-- Begin DATA --

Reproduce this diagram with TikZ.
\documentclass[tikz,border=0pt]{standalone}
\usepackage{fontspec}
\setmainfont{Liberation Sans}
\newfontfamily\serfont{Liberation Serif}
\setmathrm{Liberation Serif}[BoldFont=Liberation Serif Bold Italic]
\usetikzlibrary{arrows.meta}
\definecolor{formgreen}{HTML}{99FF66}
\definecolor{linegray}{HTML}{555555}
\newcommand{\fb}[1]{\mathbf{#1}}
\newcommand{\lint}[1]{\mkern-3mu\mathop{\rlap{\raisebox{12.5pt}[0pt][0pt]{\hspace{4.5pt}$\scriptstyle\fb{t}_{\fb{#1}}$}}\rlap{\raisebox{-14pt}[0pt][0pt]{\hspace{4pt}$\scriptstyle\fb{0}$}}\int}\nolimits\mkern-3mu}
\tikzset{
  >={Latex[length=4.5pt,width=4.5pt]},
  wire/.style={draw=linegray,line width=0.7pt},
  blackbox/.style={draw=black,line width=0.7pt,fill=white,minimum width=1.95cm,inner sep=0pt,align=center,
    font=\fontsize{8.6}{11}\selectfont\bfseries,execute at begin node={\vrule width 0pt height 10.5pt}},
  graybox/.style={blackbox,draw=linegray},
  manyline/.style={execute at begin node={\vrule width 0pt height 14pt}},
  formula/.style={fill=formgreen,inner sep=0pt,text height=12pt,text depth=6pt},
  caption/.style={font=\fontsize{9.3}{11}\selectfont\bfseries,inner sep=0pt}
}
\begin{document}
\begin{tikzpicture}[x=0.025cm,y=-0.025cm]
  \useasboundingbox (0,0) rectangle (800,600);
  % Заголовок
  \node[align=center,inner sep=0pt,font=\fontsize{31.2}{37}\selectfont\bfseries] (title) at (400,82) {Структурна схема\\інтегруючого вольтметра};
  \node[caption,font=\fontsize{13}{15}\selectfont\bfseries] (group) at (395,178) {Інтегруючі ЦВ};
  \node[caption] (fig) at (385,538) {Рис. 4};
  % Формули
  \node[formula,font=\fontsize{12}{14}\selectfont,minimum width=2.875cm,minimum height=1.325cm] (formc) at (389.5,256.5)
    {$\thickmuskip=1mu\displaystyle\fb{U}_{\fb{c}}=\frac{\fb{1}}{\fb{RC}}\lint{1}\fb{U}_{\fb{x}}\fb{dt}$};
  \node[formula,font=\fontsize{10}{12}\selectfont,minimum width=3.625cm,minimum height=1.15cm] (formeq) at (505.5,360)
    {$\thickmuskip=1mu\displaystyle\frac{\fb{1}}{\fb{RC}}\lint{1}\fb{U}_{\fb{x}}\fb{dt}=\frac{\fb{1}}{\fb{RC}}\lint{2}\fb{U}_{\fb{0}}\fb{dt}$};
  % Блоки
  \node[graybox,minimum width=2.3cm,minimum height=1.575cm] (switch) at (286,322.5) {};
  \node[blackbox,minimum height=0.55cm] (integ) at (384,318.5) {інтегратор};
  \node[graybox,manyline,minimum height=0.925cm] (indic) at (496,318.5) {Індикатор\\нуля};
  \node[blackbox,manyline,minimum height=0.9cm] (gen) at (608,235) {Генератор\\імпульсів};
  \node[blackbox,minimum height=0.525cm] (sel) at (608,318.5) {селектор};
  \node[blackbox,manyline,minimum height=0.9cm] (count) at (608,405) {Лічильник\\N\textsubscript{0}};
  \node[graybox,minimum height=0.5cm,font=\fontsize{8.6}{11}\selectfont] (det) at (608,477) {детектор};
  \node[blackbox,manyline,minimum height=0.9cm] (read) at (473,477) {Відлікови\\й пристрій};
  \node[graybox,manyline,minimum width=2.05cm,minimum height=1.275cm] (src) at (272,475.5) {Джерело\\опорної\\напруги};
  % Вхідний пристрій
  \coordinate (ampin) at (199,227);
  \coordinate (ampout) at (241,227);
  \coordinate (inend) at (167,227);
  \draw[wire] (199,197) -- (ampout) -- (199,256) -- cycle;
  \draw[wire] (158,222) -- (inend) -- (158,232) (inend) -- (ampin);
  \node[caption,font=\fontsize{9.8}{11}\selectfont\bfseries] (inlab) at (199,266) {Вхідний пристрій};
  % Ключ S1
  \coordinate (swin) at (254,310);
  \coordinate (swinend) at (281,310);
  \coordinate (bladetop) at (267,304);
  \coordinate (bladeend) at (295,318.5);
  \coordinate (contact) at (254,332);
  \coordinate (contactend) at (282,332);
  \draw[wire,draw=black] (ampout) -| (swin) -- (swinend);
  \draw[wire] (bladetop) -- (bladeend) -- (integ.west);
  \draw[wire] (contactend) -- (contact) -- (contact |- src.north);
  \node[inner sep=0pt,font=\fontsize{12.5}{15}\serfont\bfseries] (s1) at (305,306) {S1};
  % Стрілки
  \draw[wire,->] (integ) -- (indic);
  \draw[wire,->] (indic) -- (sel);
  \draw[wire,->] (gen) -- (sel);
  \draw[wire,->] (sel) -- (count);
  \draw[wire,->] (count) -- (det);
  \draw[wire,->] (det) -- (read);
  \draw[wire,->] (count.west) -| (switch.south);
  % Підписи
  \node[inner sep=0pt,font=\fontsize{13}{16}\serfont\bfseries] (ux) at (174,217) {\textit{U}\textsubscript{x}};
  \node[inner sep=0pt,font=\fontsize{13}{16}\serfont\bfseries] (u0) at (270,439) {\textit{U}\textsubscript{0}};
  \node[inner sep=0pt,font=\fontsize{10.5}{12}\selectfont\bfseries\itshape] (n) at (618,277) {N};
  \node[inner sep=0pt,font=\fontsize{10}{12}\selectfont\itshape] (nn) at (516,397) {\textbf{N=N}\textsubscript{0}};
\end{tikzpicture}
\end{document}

-- End DATA --

▶ EXERCISE REQUIREMENTS: All of the material above needs to be copied exactly.

▶ ANSWER TO THIS EXERCISE:
Reproduce this diagram with TikZ.
\documentclass[tikz,border=0pt]{standalone}
\usepackage{fontspec}
\setmainfont{Liberation Sans}
\newfontfamily\serfont{Liberation Serif}
\setmathrm{Liberation Serif}[BoldFont=Liberation Serif Bold Italic]
\usetikzlibrary{arrows.meta}
\definecolor{formgreen}{HTML}{99FF66}
\definecolor{linegray}{HTML}{555555}
\newcommand{\fb}[1]{\mathbf{#1}}
\newcommand{\lint}[1]{\mkern-3mu\mathop{\rlap{\raisebox{12.5pt}[0pt][0pt]{\hspace{4.5pt}$\scriptstyle\fb{t}_{\fb{#1}}$}}\rlap{\raisebox{-14pt}[0pt][0pt]{\hspace{4pt}$\scriptstyle\fb{0}$}}\int}\nolimits\mkern-3mu}
\tikzset{
  >={Latex[length=4.5pt,width=4.5pt]},
  wire/.style={draw=linegray,line width=0.7pt},
  blackbox/.style={draw=black,line width=0.7pt,fill=white,minimum width=1.95cm,inner sep=0pt,align=center,
    font=\fontsize{8.6}{11}\selectfont\bfseries,execute at begin node={\vrule width 0pt height 10.5pt}},
  graybox/.style={blackbox,draw=linegray},
  manyline/.style={execute at begin node={\vrule width 0pt height 14pt}},
  formula/.style={fill=formgreen,inner sep=0pt,text height=12pt,text depth=6pt},
  caption/.style={font=\fontsize{9.3}{11}\selectfont\bfseries,inner sep=0pt}
}
\begin{document}
\begin{tikzpicture}[x=0.025cm,y=-0.025cm]
  \useasboundingbox (0,0) rectangle (800,600);
  % Заголовок
  \node[align=center,inner sep=0pt,font=\fontsize{31.2}{37}\selectfont\bfseries] (title) at (400,82) {Структурна схема\\інтегруючого вольтметра};
  \node[caption,font=\fontsize{13}{15}\selectfont\bfseries] (group) at (395,178) {Інтегруючі ЦВ};
  \node[caption] (fig) at (385,538) {Рис. 4};
  % Формули
  \node[formula,font=\fontsize{12}{14}\selectfont,minimum width=2.875cm,minimum height=1.325cm] (formc) at (389.5,256.5)
    {$\thickmuskip=1mu\displaystyle\fb{U}_{\fb{c}}=\frac{\fb{1}}{\fb{RC}}\lint{1}\fb{U}_{\fb{x}}\fb{dt}$};
  \node[formula,font=\fontsize{10}{12}\selectfont,minimum width=3.625cm,minimum height=1.15cm] (formeq) at (505.5,360)
    {$\thickmuskip=1mu\displaystyle\frac{\fb{1}}{\fb{RC}}\lint{1}\fb{U}_{\fb{x}}\fb{dt}=\frac{\fb{1}}{\fb{RC}}\lint{2}\fb{U}_{\fb{0}}\fb{dt}$};
  % Блоки
  \node[graybox,minimum width=2.3cm,minimum height=1.575cm] (switch) at (286,322.5) {};
  \node[blackbox,minimum height=0.55cm] (integ) at (384,318.5) {інтегратор};
  \node[graybox,manyline,minimum height=0.925cm] (indic) at (496,318.5) {Індикатор\\нуля};
  \node[blackbox,manyline,minimum height=0.9cm] (gen) at (608,235) {Генератор\\імпульсів};
  \node[blackbox,minimum height=0.525cm] (sel) at (608,318.5) {селектор};
  \node[blackbox,manyline,minimum height=0.9cm] (count) at (608,405) {Лічильник\\N\textsubscript{0}};
  \node[graybox,minimum height=0.5cm,font=\fontsize{8.6}{11}\selectfont] (det) at (608,477) {детектор};
  \node[blackbox,manyline,minimum height=0.9cm] (read) at (473,477) {Відлікови\\й пристрій};
  \node[graybox,manyline,minimum width=2.05cm,minimum height=1.275cm] (src) at (272,475.5) {Джерело\\опорної\\напруги};
  % Вхідний пристрій
  \coordinate (ampin) at (199,227);
  \coordinate (ampout) at (241,227);
  \coordinate (inend) at (167,227);
  \draw[wire] (199,197) -- (ampout) -- (199,256) -- cycle;
  \draw[wire] (158,222) -- (inend) -- (158,232) (inend) -- (ampin);
  \node[caption,font=\fontsize{9.8}{11}\selectfont\bfseries] (inlab) at (199,266) {Вхідний пристрій};
  % Ключ S1
  \coordinate (swin) at (254,310);
  \coordinate (swinend) at (281,310);
  \coordinate (bladetop) at (267,304);
  \coordinate (bladeend) at (295,318.5);
  \coordinate (contact) at (254,332);
  \coordinate (contactend) at (282,332);
  \draw[wire,draw=black] (ampout) -| (swin) -- (swinend);
  \draw[wire] (bladetop) -- (bladeend) -- (integ.west);
  \draw[wire] (contactend) -- (contact) -- (contact |- src.north);
  \node[inner sep=0pt,font=\fontsize{12.5}{15}\serfont\bfseries] (s1) at (305,306) {S1};
  % Стрілки
  \draw[wire,->] (integ) -- (indic);
  \draw[wire,->] (indic) -- (sel);
  \draw[wire,->] (gen) -- (sel);
  \draw[wire,->] (sel) -- (count);
  \draw[wire,->] (count) -- (det);
  \draw[wire,->] (det) -- (read);
  \draw[wire,->] (count.west) -| (switch.south);
  % Підписи
  \node[inner sep=0pt,font=\fontsize{13}{16}\serfont\bfseries] (ux) at (174,217) {\textit{U}\textsubscript{x}};
  \node[inner sep=0pt,font=\fontsize{13}{16}\serfont\bfseries] (u0) at (270,439) {\textit{U}\textsubscript{0}};
  \node[inner sep=0pt,font=\fontsize{10.5}{12}\selectfont\bfseries\itshape] (n) at (618,277) {N};
  \node[inner sep=0pt,font=\fontsize{10}{12}\selectfont\itshape] (nn) at (516,397) {\textbf{N=N}\textsubscript{0}};
\end{tikzpicture}
\end{document}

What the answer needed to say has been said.